You take responsibility for yourself. This requires a certain level of self-awareness. Those who have thick skin can assess when it’s time for them to call in the reinforcements (ask for help, take a break, delegate, etc.) without feeling like it’s a huge blow to their egos. They can see how they impact people and make adjustments when necessary.

You can say the words, “I don’t know.” When someone is aligned with their thick skin, they don’t have to have all the answers to know that they’re worthy. They can sit in the unknown without watching their confidence and self-trust diminish.

You employ acceptance. This is what helps you respect your boundaries. You have flexibility. You accept when you need help, when you need a break, and when you need a change. You don’t fight with your pain or hardship. You understand that it will pass and give way to new emotion, new circumstance. You know that your present state does not define you.

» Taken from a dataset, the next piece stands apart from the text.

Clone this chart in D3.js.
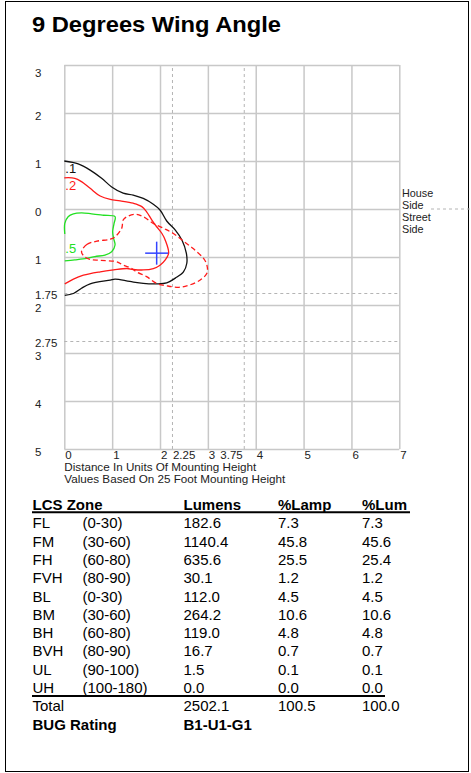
<!DOCTYPE html>
<html><head><meta charset="utf-8">
<script src="https://cdn.jsdelivr.net/npm/d3@7"></script>
<style>
body{margin:0;background:#fff}
svg{display:block}
text{font-family:"Liberation Sans",Arial,sans-serif}
</style>
</head><body>
<svg id="c" width="471" height="773"></svg>
<script>
// ---------- data ----------
const title = "9 Degrees Wing Angle";
const xGrid = [0,1,2,3,4,5,6,7];
const xDashed = [2.25,3.75];
const yGrid = [3,2,1,0,-1,-2,-3,-4,-5];
const yDashed = [-1.75,-2.75];
const xTickVals = [0,1,2,2.25,3,3.75,4,5,6,7];
const xTickText = ["0","1","2","2.25","3","3.75","4","5","6","7"];
const yTickVals = [3,2,1,0,-1,-1.75,-2,-2.75,-3,-4,-5];
const yTickText = ["3","2","1","0","1","1.75","2","2.75","3","4","5"];
const axisTitle1 = "Distance In Units Of Mounting Height";
const axisTitle2 = "Values Based On 25 Foot Mounting Height";
const sideLabels = ["House","Side","Street","Side"];

// iso-footcandle contours (x, y in mounting heights)
const iso01 = [[0,1.0],[0.29,0.94],[0.54,0.81],[0.78,0.64],[0.99,0.46],[1.23,0.33],[1.44,0.29],[1.65,0.22],[1.86,0.10],[2.0,-0.02],[2.14,-0.25],[2.32,-0.44],[2.46,-0.65],[2.55,-0.92],[2.56,-1.13],[2.49,-1.31],[2.32,-1.44],[2.14,-1.54],[1.93,-1.56],[1.65,-1.55],[1.37,-1.51],[1.06,-1.46],[0.96,-1.48],[0.54,-1.56],[0.36,-1.65],[0.19,-1.76],[0.01,-1.8]];
const iso02 = [[0,0.65],[0.22,0.64],[0.36,0.57],[0.54,0.43],[0.75,0.27],[0.96,0.20],[1.17,0.17],[1.44,0.12],[1.62,0.05],[1.72,-0.06],[1.83,-0.23],[1.93,-0.37],[2.04,-0.51],[2.11,-0.65],[2.18,-0.92],[2.11,-1.06],[2.0,-1.17],[1.86,-1.24],[1.65,-1.27],[1.44,-1.26],[1.31,-1.24],[1.03,-1.27],[0.75,-1.31],[0.40,-1.38],[0.19,-1.46],[0.01,-1.56]];
const iso05 = [[0.01,-0.52],[0.01,-0.30],[0.08,-0.16],[0.19,-0.10],[0.36,-0.08],[0.57,-0.10],[0.82,-0.13],[1.06,-0.16],[1.04,-0.30],[1.01,-0.47],[1.03,-0.61],[1.06,-0.75],[0.99,-0.89],[0.85,-0.96],[0.64,-0.99],[0.47,-1.03],[0.22,-1.06],[0.01,-1.08]];
const iso10 = [[0.36,-0.89],[0.47,-0.74],[0.68,-0.67],[0.96,-0.63],[1.06,-0.58],[1.20,-0.40],[1.23,-0.23],[1.31,-0.16],[1.48,-0.11],[1.65,-0.16],[1.86,-0.30],[2.07,-0.40],[2.28,-0.51],[2.49,-0.67],[2.70,-0.83],[2.91,-1.03],[2.98,-1.17],[2.98,-1.34],[2.84,-1.48],[2.63,-1.58],[2.42,-1.63],[2.14,-1.60],[1.93,-1.55],[1.72,-1.41],[1.51,-1.31],[1.41,-1.24],[1.23,-1.17],[1.10,-1.10],[0.75,-1.07],[0.54,-1.05],[0.41,-0.98]];
const isoLabels = [".1",".2",".5"];
const isoLabelPos = [[0,0.83],[0,0.48],[0,-0.83]];
const maxPoint = [1.93,-0.92];

// LCS table
const lcsHeader = ["LCS Zone","Lumens","%Lamp","%Lum"];
const zones = ["FL","FM","FH","FVH","BL","BM","BH","BVH","UL","UH"];
const ranges = ["(0-30)","(30-60)","(60-80)","(80-90)","(0-30)","(30-60)","(60-80)","(80-90)","(90-100)","(100-180)"];
const lumens = [182.6,1140.4,635.6,30.1,112.0,264.2,119.0,16.7,1.5,0.0];
const pctLamp = [7.3,45.8,25.5,1.2,4.5,10.6,4.8,0.7,0.1,0.0];
const pctLum = [7.3,45.6,25.4,1.2,4.5,10.6,4.8,0.7,0.1,0.0];
const totalRow = ["Total",2502.1,100.5,100.0];
const bugLabel = "BUG Rating";
const bugValue = "B1-U1-G1";

// ---------- drawing ----------
const svg = d3.select("#c");
svg.append("rect").attr("x",5.5).attr("y",1.5).attr("width",463).attr("height",770)
  .attr("fill","none").attr("stroke","#000").attr("stroke-width",1);

svg.append("text").attr("x",32).attr("y",32).attr("font-size",22).attr("font-weight","bold")
  .attr("textLength",249).attr("lengthAdjust","spacingAndGlyphs").text(title);

const x = d3.scaleLinear().domain([0,7]).range([64.3,399.3]);
const y = d3.scaleLinear().domain([3,-5]).range([65,449]);

const g = svg.append("g");
// solid grid
g.append("g").attr("transform",`translate(0,${y(-5)})`)
  .call(d3.axisBottom(x).tickValues(xGrid).tickSize(-(y(-5)-y(3))).tickFormat(""))
  .call(a=>{a.select(".domain").remove(); a.selectAll("line").attr("stroke","#c8c8c8").attr("stroke-width",1.5);});
g.append("g").attr("transform",`translate(${x(0)},0)`)
  .call(d3.axisLeft(y).tickValues(yGrid).tickSize(-(x(7)-x(0))).tickFormat(""))
  .call(a=>{a.select(".domain").remove(); a.selectAll("line").attr("stroke","#c8c8c8").attr("stroke-width",1.5);});
// dashed grid
g.append("g").attr("transform",`translate(0,${y(-5)})`)
  .call(d3.axisBottom(x).tickValues(xDashed).tickSize(-(y(-5)-y(3))).tickFormat(""))
  .call(a=>{a.select(".domain").remove(); a.selectAll("line").attr("stroke","#b4b4b4").attr("stroke-width",1).attr("stroke-dasharray","3,3");});
g.append("g").attr("transform",`translate(${x(0)},0)`)
  .call(d3.axisLeft(y).tickValues(yDashed).tickSize(-(x(7)-x(0))).tickFormat(""))
  .call(a=>{a.select(".domain").remove(); a.selectAll("line").attr("stroke","#b4b4b4").attr("stroke-width",1).attr("stroke-dasharray","3,3");});
// house/street divider extension
g.append("line").attr("x1",431).attr("x2",471).attr("y1",y(0)).attr("y2",y(0))
  .attr("stroke","#b4b4b4").attr("stroke-dasharray","3,3");

// tick labels
g.selectAll(".xl").data(xTickVals).join("text")
  .attr("x",(d,i)=> xTickText[i]==="3.75" ? x(d)-1 : x(d)+1)
  .attr("text-anchor",(d,i)=> xTickText[i]==="3.75" ? "end" : "start")
  .attr("y",y(-5)+9.5).attr("font-size",11.5).attr("fill","#222")
  .text((d,i)=>xTickText[i]);
g.selectAll(".yl").data(yTickVals).join("text")
  .attr("x",35).attr("y",d=> d===3 ? y(d)+12 : (yDashed.includes(d) ? y(d)+5.5 : y(d)+7))
  .attr("font-size",11.5).attr("fill","#222")
  .text((d,i)=>yTickText[i]);

g.append("text").attr("x",x(0)).attr("y",470.5).attr("font-size",10.5).attr("fill","#222")
  .attr("textLength",192).attr("lengthAdjust","spacingAndGlyphs").text(axisTitle1);
g.append("text").attr("x",x(0)).attr("y",482.5).attr("font-size",10.5).attr("fill","#222")
  .attr("textLength",221).attr("lengthAdjust","spacingAndGlyphs").text(axisTitle2);

const sideY = [196.5,208.6,220.7,232.8];
g.selectAll(".sd").data(sideLabels).join("text")
  .attr("x",402).attr("y",(d,i)=>sideY[i]).attr("font-size",10.8).attr("fill","#222").text(d=>d);

// contours
const line = d3.line().x(d=>x(d[0])).y(d=>y(d[1])).curve(d3.curveCatmullRom.alpha(0.5));
const lineC = d3.line().x(d=>x(d[0])).y(d=>y(d[1])).curve(d3.curveCatmullRomClosed.alpha(0.5));
g.append("path").attr("d",line(iso01)).attr("fill","none").attr("stroke","#111").attr("stroke-width",1.3);
g.append("path").attr("d",line(iso02)).attr("fill","none").attr("stroke","#ff1a1a").attr("stroke-width",1.3);
g.append("path").attr("d",line(iso05)).attr("fill","none").attr("stroke","#22e022").attr("stroke-width",1.3);
g.append("path").attr("d",lineC(iso10)).attr("fill","none").attr("stroke","#ff1a1a").attr("stroke-width",1.3).attr("stroke-dasharray","5,3");

const isoColors = ["#111","#ff1a1a","#22e022"];
g.selectAll(".il").data(isoLabels).join("text")
  .attr("x",(d,i)=>x(isoLabelPos[i][0])+1).attr("y",(d,i)=>y(isoLabelPos[i][1])+4)
  .attr("font-size",13).attr("fill",(d,i)=>isoColors[i]).text(d=>d);

// max point cross
const cx = x(maxPoint[0]), cy = y(maxPoint[1]);
g.append("line").attr("x1",cx-11.5).attr("x2",cx+11.5).attr("y1",cy).attr("y2",cy).attr("stroke","#3344ff").attr("stroke-width",1.5);
g.append("line").attr("x1",cx).attr("x2",cx).attr("y1",cy-11.5).attr("y2",cy+11.5).attr("stroke","#3344ff").attr("stroke-width",1.5);

// ---------- table ----------
const t = svg.append("g");
const colX = [32.5,82.5,183.5,278,362];
const headerY = 509.5, row0 = 528.3, rowH = 18.3;
const fs = 15;
t.selectAll(".h").data(lcsHeader).join("text")
  .attr("x",(d,i)=> i===0 ? colX[0] : colX[i+1]).attr("y",headerY)
  .attr("font-size",fs).attr("font-weight","bold").text(d=>d);
t.append("line").attr("x1",32).attr("x2",410).attr("y1",512.3).attr("y2",512.3).attr("stroke","#000").attr("stroke-width",2);

zones.forEach((z,i)=>{
  const yy = row0 + rowH*i;
  const vals = [z, ranges[i], lumens[i].toFixed(1), pctLamp[i].toFixed(1), pctLum[i].toFixed(1)];
  vals.forEach((v,j)=>{
    t.append("text").attr("x",colX[j]).attr("y",yy).attr("font-size",fs).text(v);
  });
});
const lastY = row0 + rowH*(zones.length-1);
t.append("line").attr("x1",32).attr("x2",385).attr("y1",lastY+3).attr("y2",lastY+3).attr("stroke","#000").attr("stroke-width",2.2);
const totY = row0 + rowH*zones.length;
t.append("text").attr("x",colX[0]).attr("y",totY).attr("font-size",fs).text(totalRow[0]);
[totalRow[1],totalRow[2],totalRow[3]].forEach((v,j)=>{
  t.append("text").attr("x",colX[j+2]).attr("y",totY).attr("font-size",fs).text(v.toFixed(1));
});
const bugY = totY + rowH;
t.append("text").attr("x",colX[0]).attr("y",bugY).attr("font-size",fs).attr("font-weight","bold").text(bugLabel);
t.append("text").attr("x",colX[2]).attr("y",bugY).attr("font-size",fs).attr("font-weight","bold").text(bugValue);
</script>
</body></html>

You show up for yourself. This means you take care of your mind, body, and soul. You know what you need to do to care for yourself, and you do it. When you need alone time, you take it. When you need to spend time with loved ones, you reach out. When you need to go to bed, but you’d rather watch another episode of “The Office” you go to bed. When you need to take a sick day, you take it.


You might notice that, in no way, have I said, “to be thick-skinned, you must not be in touch with your feelings,” or “You don’t cry or get upset.” Right, because having thick skin is not about cutting yourself off from your feelings; it’s about being in touch with those precious feelings and being honest about them, respecting them, managing them, and using those feelings as part of your guide.

We all have these qualities already inside us. Sometimes, it’s hard to feel them. The more we work at practicing these things, the more resilient we will be.